Saturday, December 28, 2013

The Word is "Vulnerable"

It is the cold time.

When I think on Keeling from here in my life that has run from poverty past sufficient to plenty, I think of summers, with blackberries found on spider-ridden brambles or of trees that harbor all manner of insects but usually something outstanding like locusts that shed their skins when they grow out of their previous selves.

Sometimes it is spring that I snatch from my brain's long thing gray lines of axons and dendrites--cobwebby and spidery at the same time. If spring, it is buttercups--single, doubles and scrambled egg ones--that my grandmother Tommie says were spread down Hwy 70 when the state put the road in across the front of her daddy's land, taking their front yard and its many drifts of bulbs and redistributing it for miles. Years later, buttercups lined the road a ways down where I lived in a house trailer on family land.

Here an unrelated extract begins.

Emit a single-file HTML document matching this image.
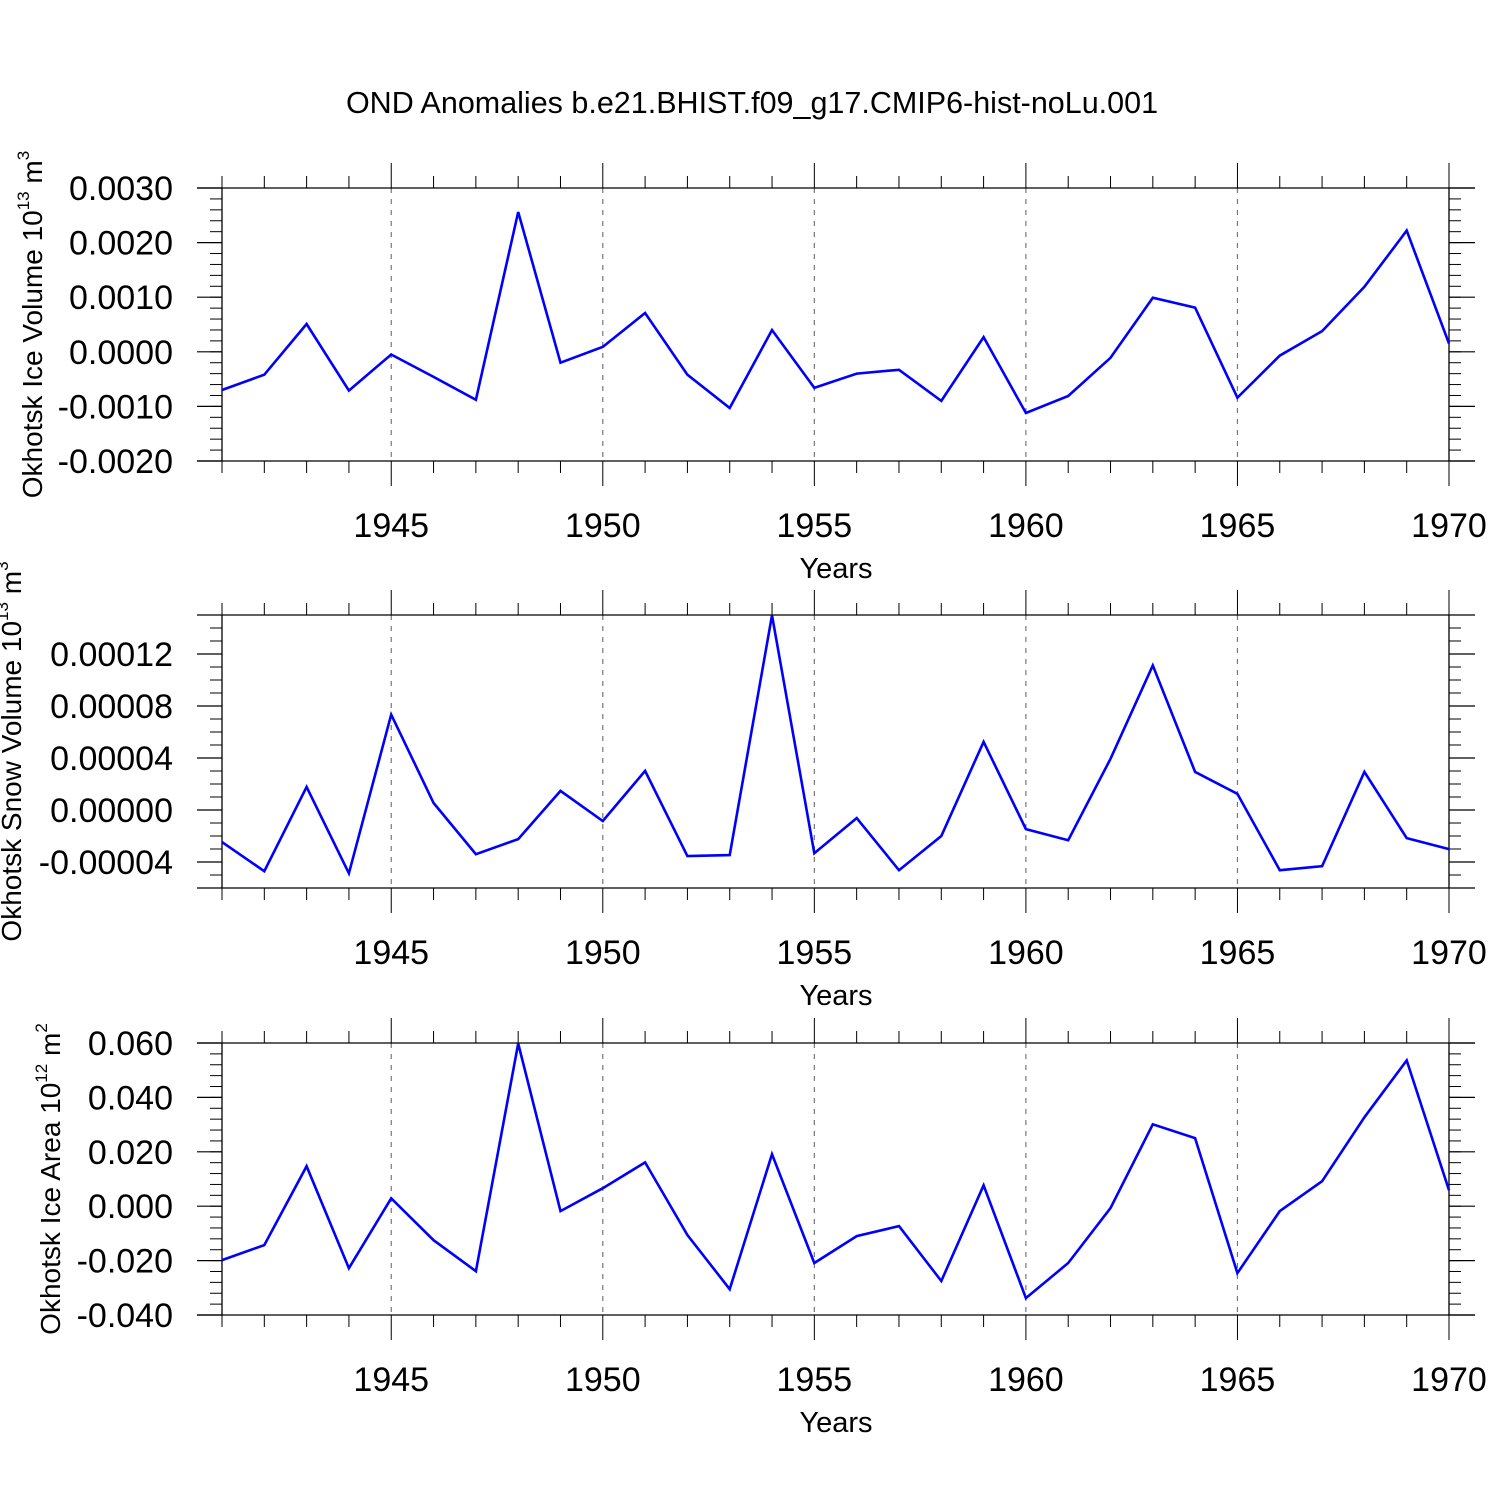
<!DOCTYPE html>
<html><head><meta charset="utf-8"><style>
html,body{margin:0;padding:0;background:#fff;}
svg{display:block;font-family:"Liberation Sans",Arial,sans-serif;}
</style></head><body>
<svg id="chart" width="1500" height="1500" viewBox="0 0 1500 1500" xmlns="http://www.w3.org/2000/svg">
<rect x="0" y="0" width="1500" height="1500" fill="#fff"/>
<text x="752" y="113" font-size="30.5" text-anchor="middle">OND Anomalies b.e21.BHIST.f09_g17.CMIP6-hist-noLu.001</text>
</svg>
<script>
const years = [1941,1942,1943,1944,1945,1946,1947,1948,1949,1950,1951,1952,1953,1954,1955,1956,1957,1958,1959,1960,1961,1962,1963,1964,1965,1966,1967,1968,1969,1970];
const iceVolume = [-0.0007,-0.00042,0.00051,-0.00071,-0.00005,-0.00046,-0.00088,0.00256,-0.0002,0.00009,0.00071,-0.00042,-0.00103,0.0004,-0.00066,-0.0004,-0.00033,-0.0009,0.00027,-0.00112,-0.00081,-0.00011,0.00099,0.00081,-0.00084,-0.00007,0.00038,0.00119,0.00222,0.00015];
const snowVolume = [-0.0000247,-0.0000471,0.0000178,-0.0000487,0.0000734,0.0000054,-0.000034,-0.0000224,0.0000147,-0.0000085,0.0000301,-0.0000355,-0.0000347,0.0001498,-0.0000332,-0.0000062,-0.0000463,-0.00002,0.0000525,-0.0000147,-0.0000232,0.0000394,0.0001112,0.0000293,0.0000124,-0.0000463,-0.0000432,0.0000293,-0.0000216,-0.0000301];
const iceArea = [-0.0198,-0.0143,0.0147,-0.0228,0.0029,-0.0125,-0.0239,0.0598,-0.0018,0.0066,0.0161,-0.0106,-0.0305,0.0191,-0.0209,-0.011,-0.0073,-0.0275,0.0077,-0.0338,-0.0209,-0.0007,0.0301,0.025,-0.0246,-0.0018,0.0092,0.0327,0.0536,0.0059];
const xTickLabels = ["1945","1950","1955","1960","1965","1970"];
const xTickYears = [1945,1950,1955,1960,1965,1970];
const iceVolTicks = [-0.002,-0.001,0,0.001,0.002,0.003];
const iceVolLabels = ["-0.0020","-0.0010","0.0000","0.0010","0.0020","0.0030"];
const snowTicks = [-0.00004,0,0.00004,0.00008,0.00012];
const snowLabels = ["-0.00004","0.00000","0.00004","0.00008","0.00012"];
const areaTicks = [-0.04,-0.02,0,0.02,0.04,0.06];
const areaLabels = ["-0.040","-0.020","0.000","0.020","0.040","0.060"];

const NS="http://www.w3.org/2000/svg";
const svg=document.getElementById('chart');
const X0=222,X1=1449;
function xs(yr){return X0+(yr-1941)/(1970-1941)*(X1-X0);}
function mk(tag,attrs,parent){const e=document.createElementNS(NS,tag);for(const k in attrs)e.setAttribute(k,attrs[k]);(parent||svg).appendChild(e);return e;}

function panel(name,top,bottom,ymin,ymax,ticks,labels,minorStep,data,titleMain,titleSup,titleUnit,unitSup,titleX){
  const g=mk('g',{});
  
  
  const ys=v=>bottom-(v-ymin)/(ymax-ymin)*(bottom-top);
  xTickYears.forEach(yr=>{
    if(yr===1970)return;
    const l=mk('line',{x1:xs(yr),x2:xs(yr),y1:top,y2:bottom,stroke:'#777','stroke-width':1.2,'stroke-dasharray':'5,6'},g);
    
    
  });
  mk('line',{x1:197,x2:1475,y1:top,y2:top,stroke:'#000','stroke-width':1.3},g);
  mk('line',{x1:197,x2:1475,y1:bottom,y2:bottom,stroke:'#000','stroke-width':1.3},g);
  mk('line',{x1:X0,x2:X0,y1:top,y2:bottom,stroke:'#000','stroke-width':1.3},g);
  mk('line',{x1:X1,x2:X1,y1:top,y2:bottom,stroke:'#000','stroke-width':1.3},g);
  years.forEach(yr=>{
    const major=xTickYears.includes(yr);const L=major?25:12;const x=xs(yr);
    mk('line',{x1:x,x2:x,y1:top-L,y2:top,stroke:'#000','stroke-width':1},g);
    mk('line',{x1:x,x2:x,y1:bottom,y2:bottom+L,stroke:'#000','stroke-width':1},g);
  });
  xTickYears.forEach((yr,i)=>{
    const t=mk('text',{x:xs(yr),y:bottom+76,'font-size':34,'text-anchor':'middle'},g);
    t.textContent=xTickLabels[i];
    
    
  });
  const xt=mk('text',{x:836,y:bottom+117,'font-size':29,'text-anchor':'middle'},g);
  xt.textContent='Years';
  
  
  for(let v=ymin;v<=ymax+minorStep*0.01;v+=minorStep){
    const y=ys(v);
    mk('line',{x1:210,x2:X0,y1:y,y2:y,stroke:'#000','stroke-width':1},g);
    mk('line',{x1:X1,x2:1461,y1:y,y2:y,stroke:'#000','stroke-width':1},g);
  }
  ticks.forEach((v,i)=>{
    const y=ys(v);
    mk('line',{x1:197,x2:X0,y1:y,y2:y,stroke:'#000','stroke-width':1.2},g);
    mk('line',{x1:X1,x2:1475,y1:y,y2:y,stroke:'#000','stroke-width':1.2},g);
    const t=mk('text',{x:173,y:y+12,'font-size':34,'text-anchor':'end'},g);
    t.textContent=labels[i];
    
    
  });
  const cy=(top+bottom)/2;
  const yt=mk('text',{x:0,y:0,'font-size':28,'text-anchor':'middle',transform:`translate(${titleX},${cy}) rotate(-90)`},g);
  
  
  const s1=document.createElementNS(NS,'tspan');s1.textContent=titleMain;yt.appendChild(s1);
  const s2=document.createElementNS(NS,'tspan');s2.setAttribute('font-size','17');s2.setAttribute('dy','-13');s2.textContent=titleSup;yt.appendChild(s2);
  const s3=document.createElementNS(NS,'tspan');s3.setAttribute('dy','13');s3.textContent=' '+titleUnit;yt.appendChild(s3);
  const s4=document.createElementNS(NS,'tspan');s4.setAttribute('font-size','17');s4.setAttribute('dy','-13');s4.textContent=unitSup;yt.appendChild(s4);
  const pts=years.map((yr,i)=>xs(yr).toFixed(1)+','+ys(data[i]).toFixed(1)).join(' ');
  const p=mk('polyline',{points:pts,fill:'none',stroke:'#0000ff','stroke-width':2.6,'stroke-linejoin':'miter'},g);
  
  
}
panel('ice-volume',188,461,-0.002,0.003,iceVolTicks,iceVolLabels,0.0002,iceVolume,'Okhotsk Ice Volume 10','13','m','3','42');
panel('snow-volume',615,888,-0.00006,0.00015,snowTicks,snowLabels,0.00001,snowVolume,'Okhotsk Snow Volume 10','13','m','3','21');
panel('ice-area',1043,1315,-0.04,0.06,areaTicks,areaLabels,0.004,iceArea,'Okhotsk Ice Area 10','12','m','2','60');
</script>
</body></html>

I rarely think of cold times. Funny how I can think of the many fireplaces and wood stoves, another favorite recall, without drawing a line to the chill air that drives us to them. But wood stoves were also for cooking, and I usually prefer to jump that particular synapse, which leads inevitably to strong coffee in a tin pot, biscuits, and the safe, gentle woodsmoke smell of Granddaddy.

If I took the other path at the memory junction of cold times, it would lead to electric heaters that must be kept clear of all paper and cloth so they won't send the trailer up in flames. I learned, when our neighbor lost his, that a trailer home is the most efficient incinerator outside of a crematorium. All heat and combustion is directed inside, with only the exploded windows to leak out any flames. And they are too busy respirating the whole conflagration. Hungry fire sucks and sucks oxygen. Everything inside the metal walls is dust by time the volunteer truck arrives. Walls melt. Only the iron undercarriage lasts, and it's a warped mess.

Or I think of the electric stove, which my mama would turn on and leave its door ajar to add a little warmth to the kitchen where breath could be seen. The light bill will be high, but I cain't help it. We cain't freeze. We didn't freeze. We shivered. The water line froze, though. Lots of times. Once, on a rare time when my daddy was around, he came to thaw the pipes while mother worked and we were at school. He managed to set light to the bottom of the trailer while using a blow torch to warm the lines that came up under the bathroom. Didn't burn much. Just left a mouse-sized hole after he patched it up. Jack of all trades; master of none. At least I could finally wash my hair, even if it meant goose bumps.

Summer means vegetable gardens and neighbors who lets you pick corn.

Winter means burning up precious calories staying warm.

Summer is up a tree; winter is under the covers all day.

***

When Adrian and I moved back to Germany the last time, the oil furnace of the base housing row house put out so much heat it stifled me. Adrian was fine. Ariane had never known want. I gasped and woke up with warm hands on my lungs, pressing out the air. We learned to leave a window open near the head of the bed on my side. Drafts of icy air slid down my throat, pinked my nose, prickled my ears. That's more like it.

1 comment:

  1. You weave things to beautifully with your words. You make even the harsh sound beautiful. I am glad that you rarely think of the cold times.